Oil prices climbed sharply after the reports with U.S. crude

up 3.7% at $70.69 a barrel and Brent rising to

$74.22 per barrel, up 3.47% on the day.

Saglimbene noted that investors were also monitoring a

strike at U.S. East Coast and Gulf Coast ports, which is

expected to halt about half the nation's ocean shipping.

Dockworkers called a strike after a midnight deadline passed

with no sign of a new contract deal with port owners.

On Wall Street at 11:04 a.m. the Dow Jones Industrial

Average fell 262.25 points, or 0.62%, to 42,068.06, the

S&P 500 fell 63.70 points, or 1.11%, to 5,698.64 and the

Nasdaq Composite fell 324.99 points, or 1.78%, to

17,865.17.

MSCI's gauge of stocks across the globe fell

7.36 points, or 0.86%, to 844.42. In Europe, the STOXX 600

index fell 0.4%.

In foreign exchange markets, the Japanese yen and Swiss

franc, seen as safe haven currencies, both gained ground after

the reports about Iran. The dollar index was rising after

Federal Reserve Chair Jerome Powell pushed back on Monday

against bets on more supersized interest rate cuts.

The dollar index, which measures the greenback

against a basket of currencies including the yen and the euro,

rose 0.46% to 101.21.

The euro was down 0.57% at $1.1071 while against the

Japanese yen, the dollar strengthened 0.08% to 143.73.

In Treasuries, the yield on benchmark U.S. 10-year notes

fell 8.4 basis points to 3.718%, from 3.802% late on

Monday.
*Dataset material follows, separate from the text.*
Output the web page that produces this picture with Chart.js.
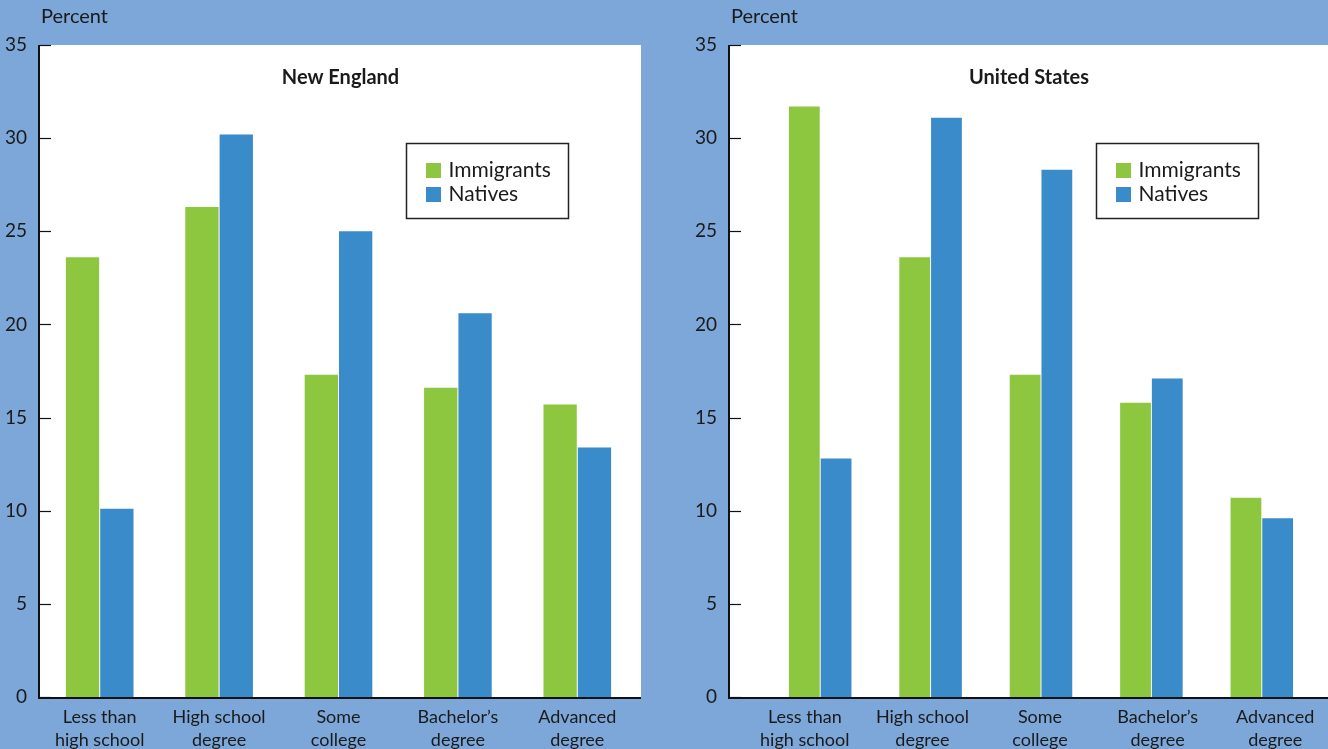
<!DOCTYPE html>
<html>
<head>
<meta charset="utf-8">
<script src="https://cdn.jsdelivr.net/npm/chart.js@4.4.1/dist/chart.umd.min.js"></script>
<style>
  html, body { margin: 0; padding: 0; background: #7ca7d8; }
  body { width: 1328px; height: 749px; position: relative; overflow: hidden; }
  .panel { position: absolute; top: 0; }
  #leftPanel { left: 0; }
  #rightPanel { left: 680px; }
</style>
</head>
<body>
<div class="panel" id="leftPanel"><canvas id="chartNE" width="680" height="749"></canvas></div>
<div class="panel" id="rightPanel"><canvas id="chartUS" width="664" height="749"></canvas></div>
<script>
// categories (two-line tick labels)
var categories = [
    ['Less than', 'high school'],
    ['High school', 'degree'],
    ['Some', 'college'],
    ['Bachelor\u2019s', 'degree'],
    ['Advanced', 'degree']
];
var seriesNames = ['Immigrants', 'Natives'];

// New England, percent
var neImmigrants = [23.6, 26.3, 17.3, 16.6, 15.7];
var neNatives    = [10.1, 30.2, 25.0, 20.6, 13.4];

// United States, percent
var usImmigrants = [31.7, 23.6, 17.3, 15.8, 10.7];
var usNatives    = [12.8, 31.1, 28.3, 17.1, 9.6];

var yMin = 0, yMax = 35, yStep = 5;

var GREEN = '#8dc63f';
var BLUE = '#3a8bca';
var FONT = 'Lato, "Open Sans", sans-serif';

Chart.defaults.font.family = FONT;
Chart.defaults.color = '#1a1a1a';

// bars sit on their own hidden category axis; it can be narrowed
// independently of the labelled axis (barInset = px trimmed left/right)
var barAxisSpan = {
    id: 'barAxisSpan',
    afterLayout: function (chart, args, opts) {
        var xb = chart.scales.xb, x = chart.scales.x;
        xb.left = x.left + opts.insetLeft;
        xb.right = x.right - opts.insetRight;
        xb.width = xb.right - xb.left;
        xb.configure();
    }
};

// white plot panel, axis line, inner tick marks, title, boxed legend
var panelDecor = {
    id: 'panelDecor',
    beforeDraw: function (chart, args, opts) {
        var ctx = chart.ctx, a = chart.chartArea;
        var left = a.left - opts.extendLeft;
        var right = a.right + opts.extendRight;
        ctx.save();
        ctx.fillStyle = '#ffffff';
        ctx.fillRect(left, a.top, right - left, a.bottom - a.top);
        ctx.restore();
    },
    afterDraw: function (chart, args, opts) {
        var ctx = chart.ctx, a = chart.chartArea;
        var yScale = chart.scales.y;
        var left = a.left - opts.extendLeft;
        var right = a.right + opts.extendRight;
        ctx.save();

        // tick marks pointing into the panel
        ctx.strokeStyle = '#111';
        ctx.lineWidth = 1.2;
        yScale.ticks.forEach(function (t) {
            var y = Math.round(yScale.getPixelForValue(t.value)) + 0.5;
            ctx.beginPath();
            ctx.moveTo(left, y);
            ctx.lineTo(left + 11, y);
            ctx.stroke();
        });

        // y axis and baseline
        ctx.lineWidth = 2;
        ctx.beginPath();
        ctx.moveTo(left - 1, a.top);
        ctx.lineTo(left - 1, a.bottom + 1);
        ctx.lineTo(right, a.bottom + 1);
        ctx.stroke();

        // axis unit
        ctx.fillStyle = '#1a1a1a';
        ctx.font = '20px ' + FONT;
        ctx.textBaseline = 'middle';
        ctx.textAlign = 'left';
        ctx.fillText('Percent', left + 1, 17);

        // panel title
        ctx.font = 'bold 20px ' + FONT;
        ctx.textAlign = 'center';
        ctx.fillText(opts.title, (left + right) / 2, 78);

        // legend box
        var bx = left + 366.5, by = 143.5, bw = 162, bh = 75;
        ctx.strokeStyle = '#222';
        ctx.lineWidth = 1.5;
        ctx.strokeRect(bx, by, bw, bh);
        ctx.font = '21px ' + FONT;
        ctx.textAlign = 'left';
        chart.data.datasets.forEach(function (ds, i) {
            var cy = 170 + i * 24;
            ctx.fillStyle = ds.backgroundColor;
            ctx.fillRect(bx + 19.5, cy - 7, 15, 15);
            ctx.fillStyle = '#1a1a1a';
            ctx.fillText(ds.label, bx + 42, cy);
        });
        ctx.restore();
    }
};

function makeChart(canvasId, title, immigrants, natives, layout) {
    var ctx = document.getElementById(canvasId).getContext('2d');
    return new Chart(ctx, {
        type: 'bar',
        data: {
            labels: categories,
            datasets: [
                { label: seriesNames[0], data: immigrants, backgroundColor: GREEN, xAxisID: 'xb' },
                { label: seriesNames[1], data: natives, backgroundColor: BLUE, xAxisID: 'xb' }
            ]
        },
        options: {
            responsive: false,
            animation: false,
            categoryPercentage: layout.catPct,
            barPercentage: 0.97,
            layout: { padding: { top: 45, right: layout.padRight, bottom: 0, left: 0 } },
            plugins: {
                legend: { display: false },
                tooltip: { enabled: false },
                barAxisSpan: { insetLeft: layout.barInsetLeft, insetRight: layout.barInsetRight },
                panelDecor: {
                    title: title,
                    extendLeft: layout.extendLeft,
                    extendRight: layout.extendRight
                }
            },
            scales: {
                x: {
                    type: 'category',
                    position: 'bottom',
                    grid: { display: false, drawTicks: false },
                    border: { display: false },
                    ticks: {
                        padding: 8,
                        font: { size: 18, lineHeight: 1.3 },
                        color: '#1a1a1a',
                        maxRotation: 0,
                        autoSkip: false
                    },
                    afterFit: function (scale) { scale.height = 52; }
                },
                xb: {
                    type: 'category',
                    position: 'bottom',
                    display: false
                },
                y: {
                    min: yMin,
                    max: yMax,
                    grid: { display: false, drawTicks: false },
                    border: { display: false },
                    ticks: {
                        stepSize: yStep,
                        padding: layout.tickPad,
                        font: { size: 19 },
                        color: '#1a1a1a'
                    },
                    afterFit: function (scale) {
                        scale.width = layout.yWidth;
                        scale.paddingTop = 0;
                        scale.paddingBottom = 0;
                    }
                }
            }
        },
        plugins: [barAxisSpan, panelDecor]
    });
}

makeChart('chartNE', 'New England', neImmigrants, neNatives, {
    yWidth: 40, tickPad: 13, padRight: 43, extendLeft: 0, extendRight: 4,
    barInsetLeft: 0, barInsetRight: 0, catPct: 0.575
});

makeChart('chartUS', 'United States', usImmigrants, usNatives, {
    yWidth: 66, tickPad: 29, padRight: 10, extendLeft: 16, extendRight: -6,
    barInsetLeft: 19, barInsetRight: 17, catPct: 0.575
});
</script>
</body>
</html>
The 30-year bond yield fell 7.4 basis points

to 4.0592% from 4.133%.

The 2-year note yield, which typically moves in

step with interest rate expectations, fell 5.1 basis points to

3.6002%, from 3.651% late on Monday.

A closely watched part of the U.S. Treasury yield curve

measuring the gap between yields on two- and 10-year Treasury

notes, seen as an indicator of economic

expectations, was at a positive 11.5 basis points.

Overseas, euro zone inflation data helped bonds rally there

as it came in below the ECB's 2% target, boosting the case for

speedier rate cuts than traders have been betting on.

Precious metals, often seen as a safe haven asset, were in

demand on Tuesday.

Spot gold rose 0.94% to $2,659.25 an ounce. U.S. gold

futures rose 0.95% to $2,661.20 an ounce.